狂気と日常の記憶と現在とが入り交じったという感じ。
毒親に育てられた人にはちょっと刺さる。
(まさに私)
結局だからどうした??という読後感が残った。
とりあえず読んで見たかったから、良しとする。
Posted by ブクログ
タイトルが全然覚えられなかったが読み終わった後はすんなり入ってきた
最後まで読んですごく苦しくなった
幼い頃から刻まれた心の支えと安心できない現実と どう表現したら良いのか分からないけれど、「本当はアイツにこうしたかった」みたいな気持ちはよく分かる
Posted by ブクログ
けろけろけろっぴ、なつかしい・・・生きている夫より坑夫のマネキンであり父であるツトム。とっくに壊れていた小波がついに決行してしまったが故に、希望のない結末を迎えてしまったというか、よく分からない話だった。
Posted by ブクログ
んーどうだろうね。わけわかんないってのが正直なところ。妄想の中で「いつだってうまくいかなかった」けれど、何とかしようともがいたってことなのかな。ラストに救いもなくて、まだ暗中模索の中。
現実はそうなのかもしれない。苦しんでいる人に気づいてやらなきゃな。
Posted by ブクログ
メインの時間軸は小波目線で進んでいくが、どこまでが現実なのか、分からなくなる。はじめのうち、ツトムは母の心の拠り所だと思っていたが、本当は小波の拠り所だったのかもしれない。
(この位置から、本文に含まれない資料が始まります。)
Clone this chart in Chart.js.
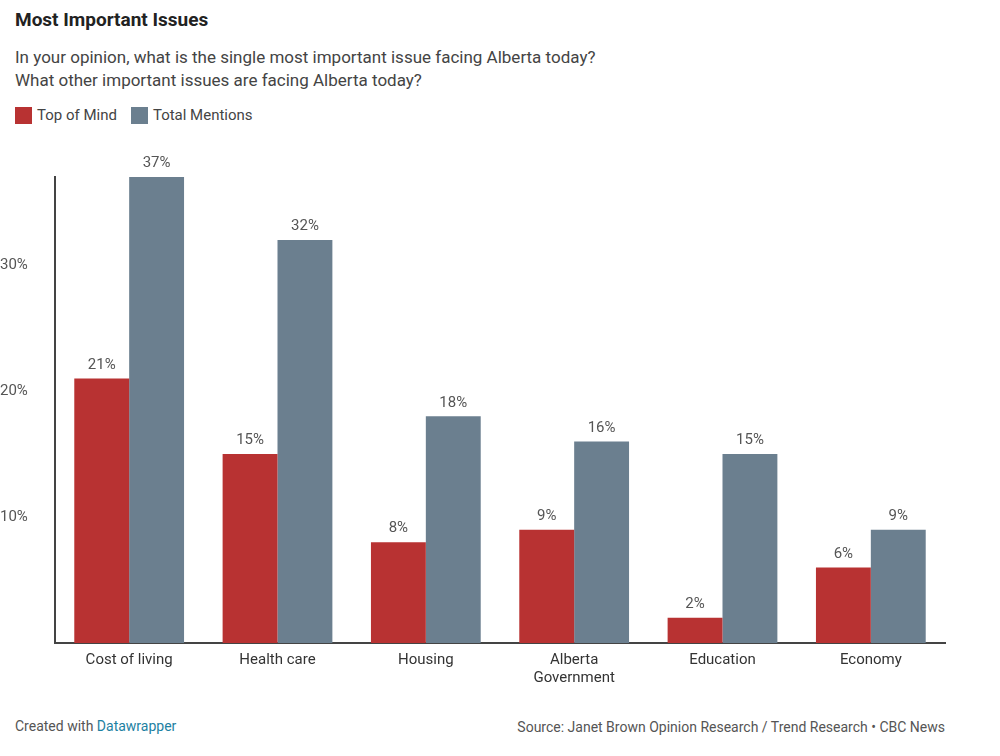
<!DOCTYPE html>
<html><head><meta charset="utf-8">
<script src="https://cdn.jsdelivr.net/npm/chart.js@4"></script>
<style>
body{margin:0;width:1000px;height:756px;background:#fff;font-family:Roboto,"Open Sans",sans-serif;position:relative;overflow:hidden}
#t{position:absolute;left:15px;top:8px;font-size:19px;font-weight:bold;color:#222}
#s{position:absolute;left:15px;top:46px;font-size:17px;line-height:23px;color:#444}
#lg{position:absolute;left:15px;top:106px;font-size:15px;color:#444;display:flex;gap:14px}
#lg span{display:inline-flex;align-items:center}
#lg i{display:inline-block;width:17px;height:17px;margin-right:5px}
#box{position:absolute;left:0;top:140px;width:1000px;height:550px}
#f1{position:absolute;left:15px;top:718px;font-size:14px;color:#555}
#f1 a{color:#1d81a2;text-decoration:none}
#f2{position:absolute;right:55px;top:719px;font-size:14px;color:#555}
</style></head><body>
<div id="t">Most Important Issues</div>
<div id="s">In your opinion, what is the single most important issue facing Alberta today?<br>What other important issues are facing Alberta today?</div>
<div id="lg"><span><i style="background:#b83232"></i>Top of Mind</span><span><i style="background:#6b7f8f"></i>Total Mentions</span></div>
<div id="box"><canvas id="c"></canvas></div>
<div id="f1">Created with <a>Datawrapper</a></div>
<div id="f2">Source: Janet Brown Opinion Research / Trend Research • CBC News</div>
<script>
const categories=["Cost of living","Health care","Housing",["Alberta","Government"],"Education","Economy"];
const topOfMind=[21,15,8,9,2,6];
const totalMentions=[37,32,18,16,15,9];
const yTicks=[10,20,30];
const labelPlugin={id:'lbl',afterDatasetsDraw(ch){const ctx=ch.ctx;ctx.save();ctx.font='15px Roboto';ctx.fillStyle='#555';ctx.textAlign='center';ctx.textBaseline='bottom';
ch.data.datasets.forEach((d,i)=>{ch.getDatasetMeta(i).data.forEach((b,j)=>{ctx.fillText(d.data[j]+'%',b.x,b.y-6);});});ctx.restore();}};
new Chart(document.getElementById('c'),{type:'bar',
data:{labels:categories,datasets:[
{label:'Top of Mind',data:topOfMind,backgroundColor:'#b83232'},
{label:'Total Mentions',data:totalMentions,backgroundColor:'#6b7f8f'}]},
options:{responsive:true,maintainAspectRatio:false,animation:false,
layout:{padding:{top:37,right:55,left:0,bottom:0}},
categoryPercentage:0.74,barPercentage:1,
plugins:{legend:{display:false},tooltip:{enabled:false}},
scales:{
x:{grid:{display:false,drawTicks:false},border:{display:true,color:'#444',width:2},
ticks:{color:'#333',font:{size:15,family:'Roboto'},padding:8,maxRotation:0},
afterFit(s){s.height=47;}},
y:{min:0,max:37,grid:{display:false,drawTicks:false},border:{display:true,color:'#444',width:2},
afterBuildTicks(s){s.ticks=yTicks.map(v=>({value:v}));},
ticks:{color:'#555',font:{size:15,family:'Roboto'},crossAlign:'far',padding:10,callback:v=>v+'%'},
afterFit(s){s.width=55;}}}},
plugins:[labelPlugin]});
</script></body></html>
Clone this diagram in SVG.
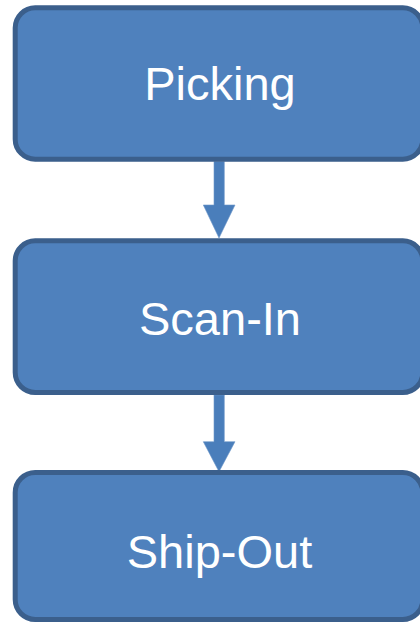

ラストにかけて新たな情報も入り、この後の展開が気になります。
Posted by ブクログ
よくわからない小説
コロナ禍、マスク、テレワーク、集団接種会場が出てくる
今風の小説
空想の世界 何か心の空虚感を埋めたい行動
を表ているのでは
Posted by ブクログ
よくわからないまま、でもこの不穏な感じが気になり、ずるずると、抜けだせない…
そんな感じで最後まで読んだ
でも、何が現実?やっぱり私にはわからない
Posted by ブクログ
芥川賞候補という感じ。ずっとよく分からない。
理想通りにいかない現実からずっと逃げている小波と、そんな現実をありのまま受け入れたツトムが対比しているな、ということだけ読み取れた。